Gold jumped as high as $980.75 an ounce, partly driven by purchases from Japanese speculators who took advantage of the dollar’s drop to a three-year low against the yen. Gold was last quoted at $973.30/973.75 in New York on Friday.
“Everybody talks about $1,000. There’s Japanese buying. It’s cheaper for them to buy,” said Ronald Leung, director of Lee Cheong Gold Dealers in Hong Kong, adding that investors may also book profits when gold eventually hit $1,000. “We could see some selling but I don’t think it will be aggressive. I don’t know what the resistance level is but we can say $970 and $965 will be the support levels,” he said.

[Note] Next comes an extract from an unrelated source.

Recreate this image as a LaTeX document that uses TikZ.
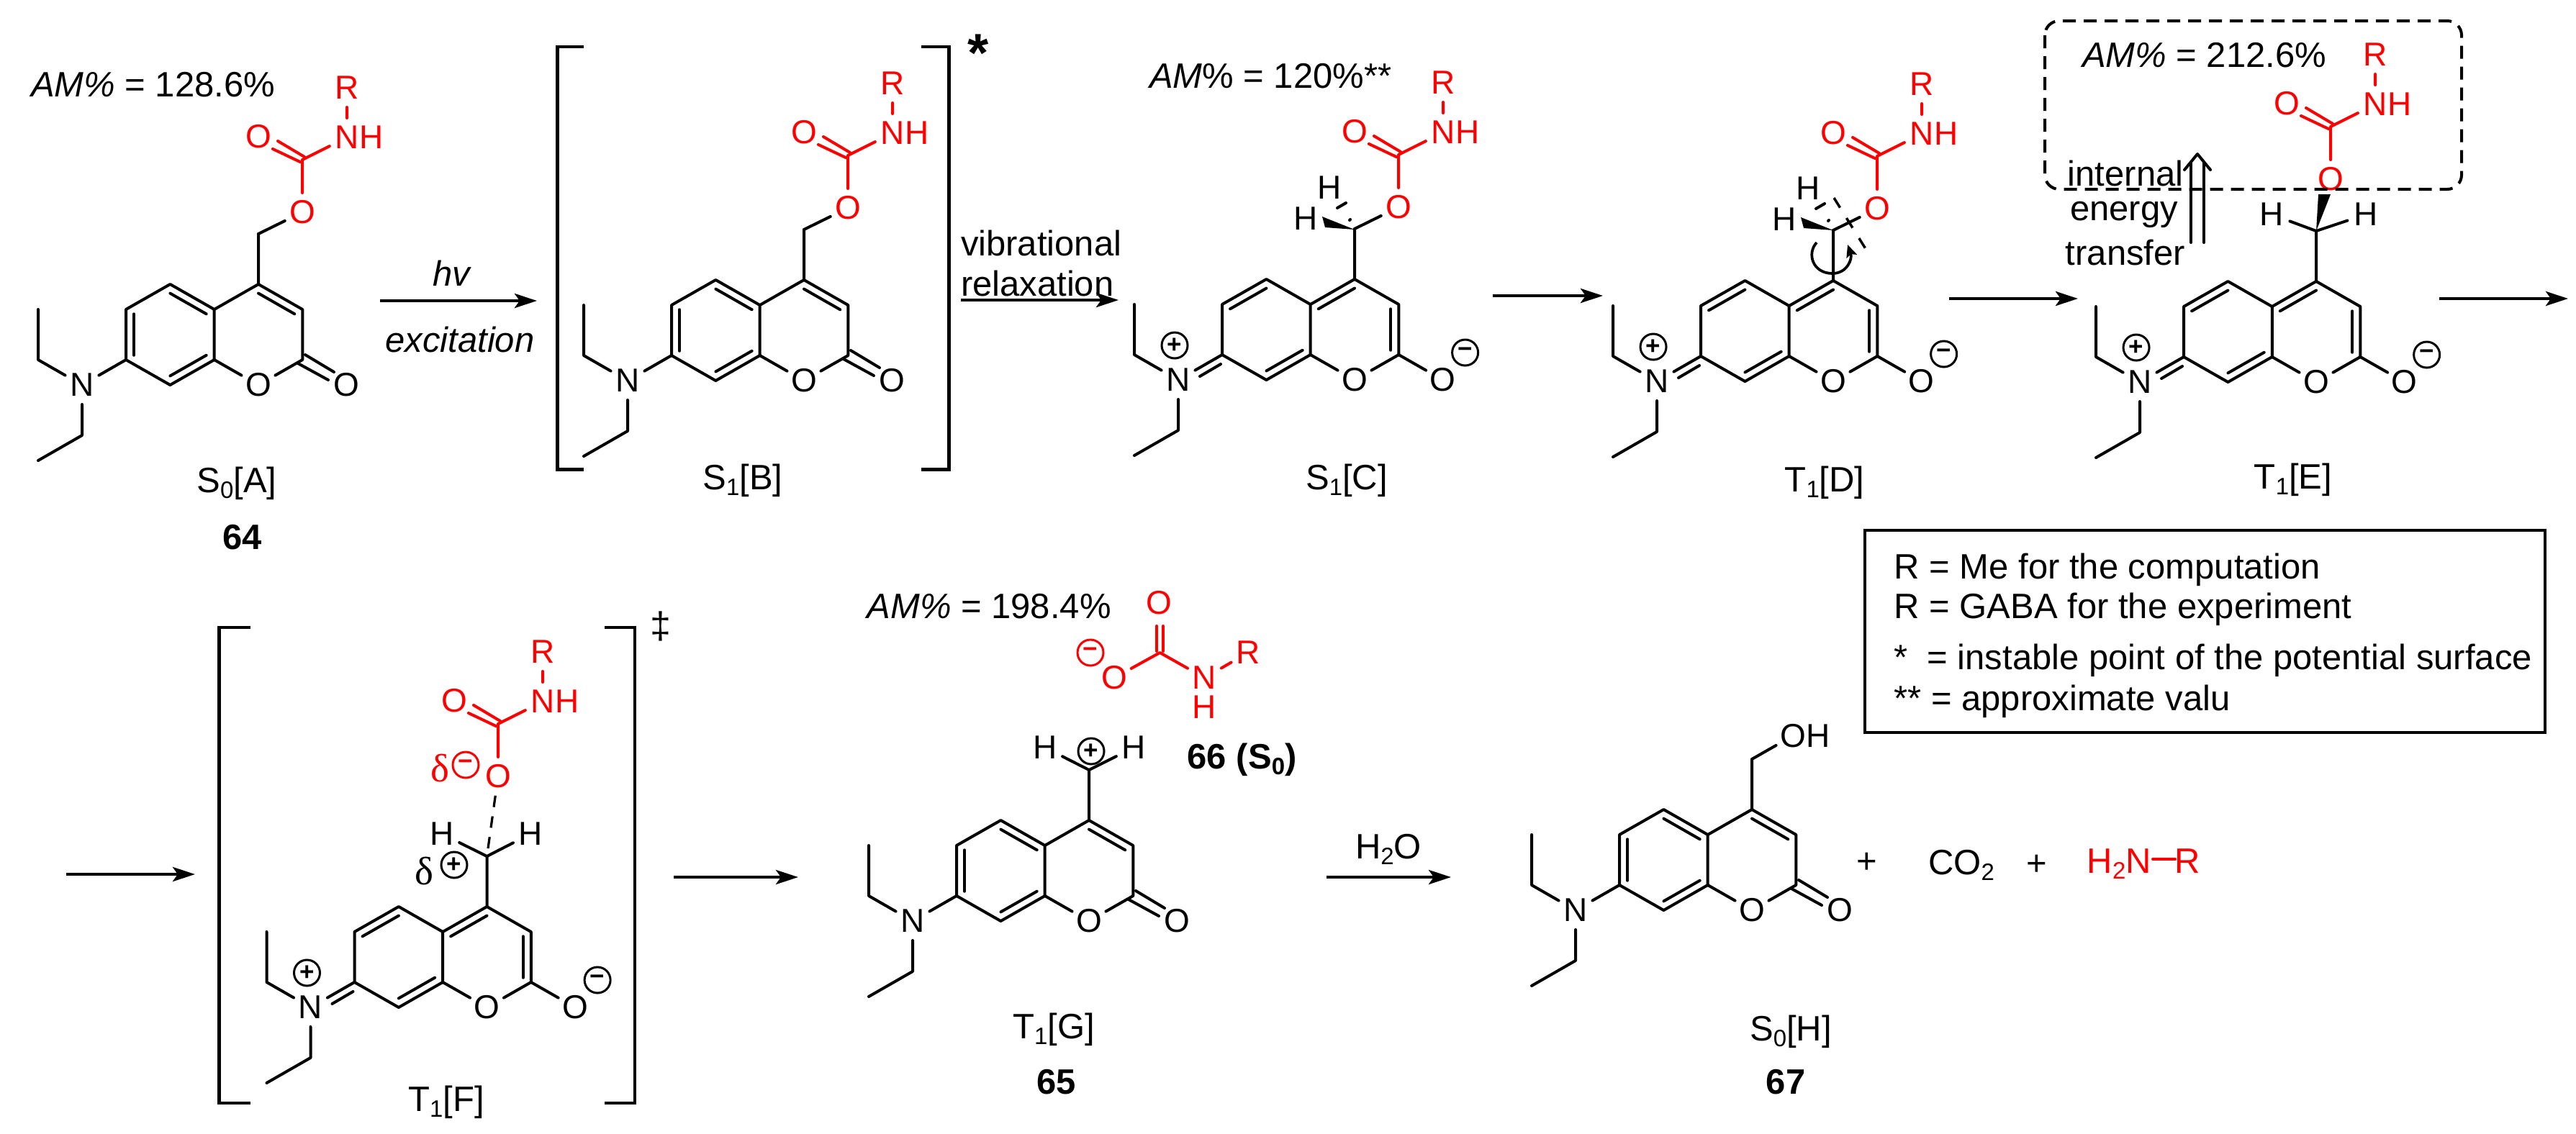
\documentclass[tikz,border=0pt]{standalone}
\usepackage{fontspec}
\setmainfont{Liberation Sans}
\newfontfamily\serifgr{Liberation Serif}
\usetikzlibrary{calc,arrows.meta}
\definecolor{chemred}{HTML}{FF0000}
\newcommand\lowidx[1]{\raisebox{-0.32ex}{\fontsize{6.6}{7}\selectfont #1}}
\tikzset{
  bond/.style={line width=0.8pt,line join=round,line cap=round},
  rbond/.style={bond,draw=chemred},
  atom/.style={circle,inner sep=0pt,minimum size=10.4pt,font=\fontsize{9.2}{11}\selectfont},
  ratom/.style={atom,text=chemred},
  lbl/.style={inner sep=0pt,font=\fontsize{9.8}{12}\selectfont},
  chg/.style={circle,draw,line width=0.6pt,inner sep=0pt,minimum size=7.2pt,font=\bfseries\fontsize{7}{7}\selectfont},
  rxn/.style={line width=0.9pt,-{Stealth[length=6.2pt,width=4pt,inset=1.4pt]}},
  brk/.style={line width=0.9pt,line join=miter},
}
\newcommand\dblin[3]{\draw[bond] ($(#1)!.82!(#2)$) -- ($(#1)!.82!(#3)$);}
\newcommand\skel[3]{%
 \begin{scope}[shift={(#2,#3)}]
  \coordinate (#1c4) at (0,0);
  \coordinate (#1c4a) at (-61.3,35);
  \coordinate (#1c5) at (-122.6,0);
  \coordinate (#1c6) at (-184,35);
  \coordinate (#1c7) at (-184,105);
  \coordinate (#1c8) at (-122.6,140);
  \coordinate (#1c8a) at (-61.3,105);
  \coordinate (#1c2) at (61.3,105);
  \coordinate (#1c3) at (61.3,35);
  \coordinate (#1ca) at (-306,105);
  \coordinate (#1cb) at (-306,35);
  \coordinate (#1cc) at (-245,210);
  \coordinate (#1cd) at (-306,245);
  \coordinate (#1cm) at (0,-70);
  \coordinate (#1rc) at (0,70);
  \coordinate (#1lc) at (-122.6,70);
  \node[atom] (#1o1) at (0,140) {O};
  \node[atom] (#1n) at (-245,140) {N};
  \draw[bond] (#1c4)--(#1c4a)--(#1c5)--(#1c6)--(#1c7)--(#1c8)--(#1c8a)--(#1c4a);
  \draw[bond] (#1c8a)--(#1o1)--(#1c2)--(#1c3)--(#1c4)--(#1cm);
  \draw[bond] (#1c7)--(#1n)--(#1ca)--(#1cb);
  \draw[bond] (#1n)--(#1cc)--(#1cd);
 \end{scope}}
\newcommand\neutral[3]{%
 \skel{#1}{#2}{#3}
 \dblin{#1rc}{#1c4}{#1c3}
 \dblin{#1lc}{#1c5}{#1c4a}
 \dblin{#1lc}{#1c6}{#1c7}
 \dblin{#1lc}{#1c8}{#1c8a}
 \begin{scope}[shift={(#2,#3)}]
  \node[atom] (#1ox) at (122.6,140) {O};
  \draw[bond] (65,98) -- (105,122);
  \draw[bond] (55,110) -- (97,133);
 \end{scope}}
\newcommand\quinoid[3]{%
 \skel{#1}{#2}{#3}
 \dblin{#1rc}{#1c4}{#1c4a}
 \dblin{#1lc}{#1c5}{#1c6}
 \dblin{#1lc}{#1c8}{#1c8a}
 \dblin{#1rc}{#1c3}{#1c2}
 \begin{scope}[shift={(#2,#3)}]
  \node[atom] (#1ox) at (122.6,140) {O};
  \draw[bond] (#1c2) -- (#1ox);
  \draw[bond] (-186,118) -- (-215,135);
  \node[chg] (#1mi) at (153.6,102) {−};
  \node[chg] (#1pl) at (-250,92) {+};
 \end{scope}}
\newcommand\carb[3]{%
 \begin{scope}[shift={(#2,#3)}]
  \coordinate (#1cc) at (0,0);
  \node[ratom] (#1oe) at (0,73) {O};
  \node[ratom] (#1od) at (-61,-32) {O};
  \node[ratom] (#1nn) at (62,-31) {N};
  \node[ratom] (#1hh) at (96,-31) {H};
  \node[ratom] (#1rr) at (62,-100) {R};
  \draw[rbond] (#1oe)--(#1cc)--(#1nn)--(#1rr);
  \draw[rbond] (3,-4) -- (-34,-26);
  \draw[rbond] (-3,3) -- (-41,-15);
 \end{scope}}
\newcommand\hydrogens[3]{%
 \begin{scope}[shift={(#2,#3)}]
  \coordinate (#1tip) at (0,0);
  \coordinate (#1wa) at (-45,-18);
  \coordinate (#1wb) at (-41,-3);
  \fill (#1tip) -- (#1wa) -- (#1wb) -- cycle;
  \node[atom] (#1hu) at (-35,-58) {H};
  \node[atom] (#1hl) at (-68,-15) {H};
  \draw[bond] (-24,-30) -- (-12,-37);
  \draw[bond] (-7,-13) -- (-6,-14);
 \end{scope}}
\begin{document}
\begin{tikzpicture}[x=0.2pt,y=-0.2pt]
\useasboundingbox (0,0) rectangle (3579,1575);
\fill[white] (0,0) rectangle (3579,1575);

%% ---------- A
\neutral{A}{359}{395}
\carb{A}{420}{222}
\draw[bond] (Acm) -- (Aoe);
\node[lbl,anchor=base west] (amA) at (42,134) {\textit{AM\%} = 128.6\%};
\node[lbl] (sA) at (329,672) {S\lowidx{0}[A]};
\node[lbl,font=\bfseries\fontsize{9.8}{12}\selectfont] (nA) at (337,747) {64};

%% arrow A->B
\coordinate (a1s) at (528,418); \coordinate (a1e) at (746,418);
\draw[rxn] (a1s) -- (a1e);
\node[lbl,font=\itshape\fontsize{9.8}{12}\selectfont] (hv) at (627,380) {hv};
\node[lbl,font=\itshape\fontsize{9.8}{12}\selectfont] (exc) at (639,472) {excitation};

%% ---------- B
\draw[brk] (811,65) -- (774.5,65) -- (774.5,652.5) -- (811,652.5);
\draw[brk] (1280,65) -- (1318.6,65) -- (1318.6,652.5) -- (1280,652.5);
\node[lbl,font=\bfseries\fontsize{15}{16}\selectfont] (starB) at (1359,74) {*};
\neutral{B}{1117}{389}
\carb{B}{1178}{216}
\draw[bond] (Bcm) -- (Boe);
\node[lbl] (sB) at (1032,668) {S\lowidx{1}[B]};

%% arrow B->C
\coordinate (a2s) at (1335,417); \coordinate (a2e) at (1554,417);
\draw[rxn] (a2s) -- (a2e);
\node[lbl,anchor=base west] (vib) at (1334,355) {vibrational};
\node[lbl,anchor=base west] (rel) at (1334,411) {relaxation};

%% ---------- C
\quinoid{C}{1882}{388}
\carb{C}{1943}{215}
\draw[bond] (Ccm) -- (Coe);
\hydrogens{C}{1882}{319}
\node[lbl,anchor=base west] (amC) at (1596,122.4) {\textit{AM}\% = 120\%**};
\node[lbl] (sC) at (1871,668) {S\lowidx{1}[C]};

\coordinate (a3s) at (2074,411); \coordinate (a3e) at (2227,411);
\draw[rxn] (a3s) -- (a3e);

%% ---------- D
\quinoid{D}{2547}{390}
\carb{D}{2608}{217}
\draw[bond] (Dcm) -- (Doe);
\hydrogens{D}{2547}{320}
\coordinate (dda) at (2548,275); \coordinate (ddb) at (2594,349);
\draw[line width=0.7pt,dash pattern=on 3.2pt off 3.4pt] (dda) -- (ddb);
\coordinate (rota) at (2524,337); \coordinate (rotb) at (2546,380); \coordinate (rotc) at (2567,340);
\draw[line width=0.75pt,-{Stealth[length=3.4pt,width=3pt,inset=.6pt]}] (rota) .. controls (2510,352) and (2518,380) .. (rotb) .. controls (2566,380) and (2574,360) .. (rotc);
\node[lbl] (sD) at (2535,671) {T\lowidx{1}[D]};

\coordinate (a4s) at (2708,415); \coordinate (a4e) at (2887,415);
\draw[rxn] (a4s) -- (a4e);

%% ---------- E
\quinoid{E}{3218}{391}
\carb{E}{3238}{176}
\coordinate (Ewa) at (3221,270); \coordinate (Ewb) at (3238,270);
\fill (Ecm) -- (Ewa) -- (Ewb) -- cycle;
\node[atom] (Ehl) at (3156,298) {H};
\node[atom] (Ehr) at (3287,298) {H};
\draw[bond] (Ehl) -- (Ecm) -- (Ehr);
\draw[line width=0.8pt,dash pattern=on 3.6pt off 2.2pt,rounded corners=4pt] (2841,29) rectangle (3420,263);
\node[lbl,anchor=base west] (amE) at (2892,93.4) {\textit{AM\%} = 212.6\%};
\coordinate (ula) at (3044,337); \coordinate (ulb) at (3044,226);
\coordinate (ura) at (3062,337); \coordinate (urb) at (3062,226);
\coordinate (uh) at (3053,214); \coordinate (uhl) at (3035,236); \coordinate (uhr) at (3071,236);
\draw[bond] (ula) -- (ulb);
\draw[bond] (ura) -- (urb);
\draw[bond] (uhl) -- (uh) -- (uhr);
\node[lbl] (t1) at (2953,241) {internal};
\node[lbl] (t2) at (2951,298) {energy};
\node[lbl] (t3) at (2953,351) {transfer};
\node[lbl] (sE) at (3186,667) {T\lowidx{1}[E]};

\coordinate (a5s) at (3389,415); \coordinate (a5e) at (3568,415);
\draw[rxn] (a5s) -- (a5e);

%% ---------- legend
\node[draw,line width=0.9pt,outer sep=0pt,minimum width=189pt,minimum height=56.2pt,inner sep=0pt,anchor=north west] (legend) at (2591,737) {};
\node[lbl,anchor=base west] (l1) at (2630.5,804) {R = Me for the computation};
\node[lbl,anchor=base west] (l2) at (2630.5,859) {R = GABA for the experiment};
\node[lbl,anchor=base west] (l3) at (2630.5,930) {*\hspace{5.4pt}= instable point of the potential surface};
\node[lbl,anchor=base west] (l4) at (2630.5,987) {** = approximate valu};

%% ---------- F
\coordinate (a6s) at (92,1215); \coordinate (a6e) at (271,1215);
\draw[rxn] (a6s) -- (a6e);
\draw[brk] (348,872) -- (304.6,872) -- (304.6,1533) -- (348,1533);
\draw[brk] (839.5,872) -- (882,872) -- (882,1533) -- (839.5,1533);
\node[lbl,font=\fontsize{10.4}{12}\selectfont] (ddag) at (918,870) {‡};
\quinoid{F}{676.5}{1260}
\carb{F}{692}{1006}
\node[atom] (Fhl) at (614,1159) {H};
\node[atom] (Fhr) at (737,1159) {H};
\draw[bond] (Fhl) -- (Fcm) -- (Fhr);
\draw[line width=0.65pt,dash pattern=on 3.2pt off 2.6pt] (Foe) -- (Fcm);
\node[lbl,text=chemred,font=\serifgr\fontsize{11}{12}\selectfont] (dm) at (611,1068) {δ};
\node[chg,draw=chemred,text=chemred] (dmc) at (647,1063) {−};
\node[lbl,font=\serifgr\fontsize{11}{12}\selectfont] (dp) at (589,1211) {δ};
\node[chg] (dpc) at (631,1202) {+};
\node[lbl] (sF) at (620,1532) {T\lowidx{1}[F]};

\coordinate (a7s) at (936,1219); \coordinate (a7e) at (1109,1219);
\draw[rxn] (a7s) -- (a7e);

%% ---------- G
\neutral{G}{1513}{1140}
\node[atom] (Ghl) at (1452,1039) {H};
\node[atom] (Ghr) at (1575,1039) {H};
\draw[bond] (Ghl) -- (Gcm) -- (Ghr);
\node[chg] (Gpl) at (1516,1044) {+};
\node[lbl,anchor=base west] (amG) at (1203.6,859.6) {\textit{AM\%} = 198.4\%};
\coordinate (acc) at (1611.5,907);
\node[ratom] (ao1) at (1610.7,838) {O};
\node[ratom] (ao2) at (1548,942) {O};
\node[ratom] (an) at (1673.5,942) {N};
\node[ratom] (anh) at (1673.5,983) {H};
\node[ratom] (ar) at (1734,907) {R};
\node[chg,draw=chemred,text=chemred] (ami) at (1515,907) {−};
\draw[rbond] (ao2) -- (acc) -- (an) -- (ar);
\draw[rbond] (1607,870) -- (1607,905);
\draw[rbond] (1616,870) -- (1616,905);
\node[lbl,font=\bfseries\fontsize{9.8}{12}\selectfont] (n66) at (1725.5,1056) {66 (S\lowidx{0})};
\node[lbl] (sG) at (1464,1430.6) {T\lowidx{1}[G]};
\node[lbl,font=\bfseries\fontsize{9.8}{12}\selectfont] (n65) at (1467.6,1504) {65};

\coordinate (a8s) at (1843,1219); \coordinate (a8e) at (2016,1219);
\draw[rxn] (a8s) -- (a8e);
\node[lbl] (hto) at (1929,1180.6) {H\lowidx{2}O};

%% ---------- H
\neutral{H}{2434}{1125}
\node[ratom,text=black] (Hoh) at (2491,1022.5) {O};
\node[atom] (Hhh) at (2526,1022.5) {H};
\draw[bond] (Hcm) -- (Hoh);
\node[lbl] (sH) at (2488,1434) {S\lowidx{0}[H]};
\node[lbl,font=\bfseries\fontsize{9.8}{12}\selectfont] (n67) at (2481,1503.6) {67};
\node[lbl] (p1) at (2594,1199) {+};
\node[lbl] (co2) at (2725,1202) {CO\lowidx{2}};
\node[lbl] (p2) at (2830,1202) {+};
\node[lbl,text=chemred,anchor=base west] (h2n) at (2898.6,1213) {H\lowidx{2}N};
\node[lbl,text=chemred,anchor=base east] (rfin) at (3058,1213) {R};
\coordinate (nra) at (2991,1194); \coordinate (nrb) at (3022,1194);
\draw[rbond] (nra) -- (nrb);
\end{tikzpicture}
\end{document}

Gold’s inflation-adjusted record high was $2,119 an ounce at 2007 prices, according to analysts at metals consultancy GFMS Ltd.
Silver, platinum and palladium also firmed but held below their recent highs, while a firming yen ignited selling in yen-denominated Japanese precious metals futures. The dollar extended falls on Monday and tumbled to a record low against a basket of currencies as worries about the health of US financial firms and fears of a US recession stoked expectations of aggressive rate cuts. Lower interest rates lift gold’s appeal as an alternative investment.
“Sentiment is clearly bullish with weakness of the dollar prompting buying,” said Tatsuo Kageyama, an analyst at Kanetsu Asset Management in Tokyo.
“Gold has more room to rise considering that its pace of rise has been slower relative to other commodities.”
Crude oil held steady near $102 a barrel, supported by a falling US dollar and expectations that OPEC would leave its output unchanged.
Silver edged up to $19.84/19.89 an ounce from $19.80/19.85 an ounce, having reached a 27-year peak of $19.92 an ounce on Friday.
Spot platinum dipped to $2,160/2,167 from $2,163/2,170 ounce late in New York. It hit a record of $2,192 an ounce on 22 February as problems with power supply disrupted mining in main producer South Africa.
A South African minister said on Friday the country’s mining industry would get priority under measures aimed at cutting electricity use to solve a power crisis.
Palladium rose to $572/577 an ounce from $563/568 an ounce late in New York,within sight of last week’s 6-1/2-year high of $582 an ounce.
The most active February 2009 contract on the Tokyo Commodity Exchange ended the morning session 71 yen per gram lower at 6,980 yen.